Kolumne von Lucy Redler
Ein Teil der bürgerlichen Klasse hat sich entschieden. Die Rückendeckung für Seehofers Äußerungen über die angeblich integrationsunwilligen Muslime und seiner Forderung nach einem Zuwanderungsstopp für Muslime machen deutlich, wohin die Reise geht.
Wie schon zu Beginn der neunziger Jahre, als CDU/CSU und SPD mit der Asyldebatte auf den Anstieg der Arbeitslosigkeit nach der Wende reagierten, soll die Neuauflage der "Integrationsdebatte" dazu dienen, von Sozialkürzungen und Spaltung der Gesellschaft in Arm und Reich abzulenken. Wurden in den Neunzigern noch "Asylanten" zum Sündenbock gestempelt, sind es heute die Muslime.
Die nationalistische Offensive Sarrazins wird damit zum Ausgangspunkt für staatlichen Rassismus.
Multikulti sei nun mal gescheitert, betonen Seehofer und Merkel. Dass dies nie das Anliegen der Herrschenden war, als von Ende der fünfziger bis Anfang der siebziger Jahre Hunderttausende "Gastarbeiter" nach Deutschland geholt wurden, wird geschickt durch den Vorwurf kaschiert, die MigrantInnen wären individuell für unzureichende Integration verantwortlich.
Auch heute zielt die Politik der Herrschenden nicht auf Integration, sondern auf Ausgrenzung.
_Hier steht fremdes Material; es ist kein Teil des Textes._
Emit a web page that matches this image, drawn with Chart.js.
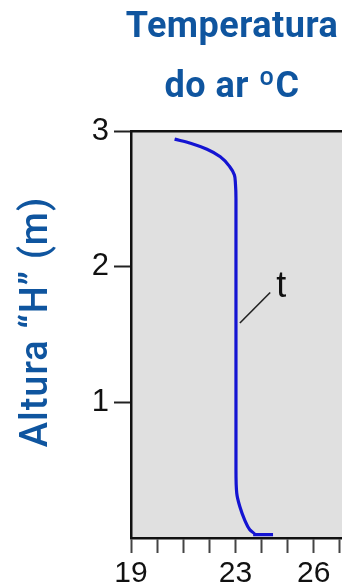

Wie ist es anders zu verstehen, wenn einerseits gefordert wird, dass Migranten deutsch lernen sollen, andererseits das zuständige Bundesamt im Juli dafür die Mittel gekürzt hat?
Merkel und Seehofer zeichnen ein großes Bild: Arbeitslosigkeit und soziale Ausgrenzung seien kein gesellschaftliches Problem, das in der Spaltung und Krisenhaftigkeit des Kapitalismus wurzelt, sondern die angeblich integrationsunwilligen Migranten sollen erstens selbst schuld an ihrer sozialen Misere und zweitens auch noch der Sündenbock für deutsche Erwerbslose und Ausgegrenzte sein.
Gegen solch eine Verdrehung der Tatsachen hilft Aufklärung, aber vor allem der gemeinsame Kampf von Beschäftigten und Erwerbslosen mit und ohne Migrationshintergrund gegen Sozialabbau und Rassismus.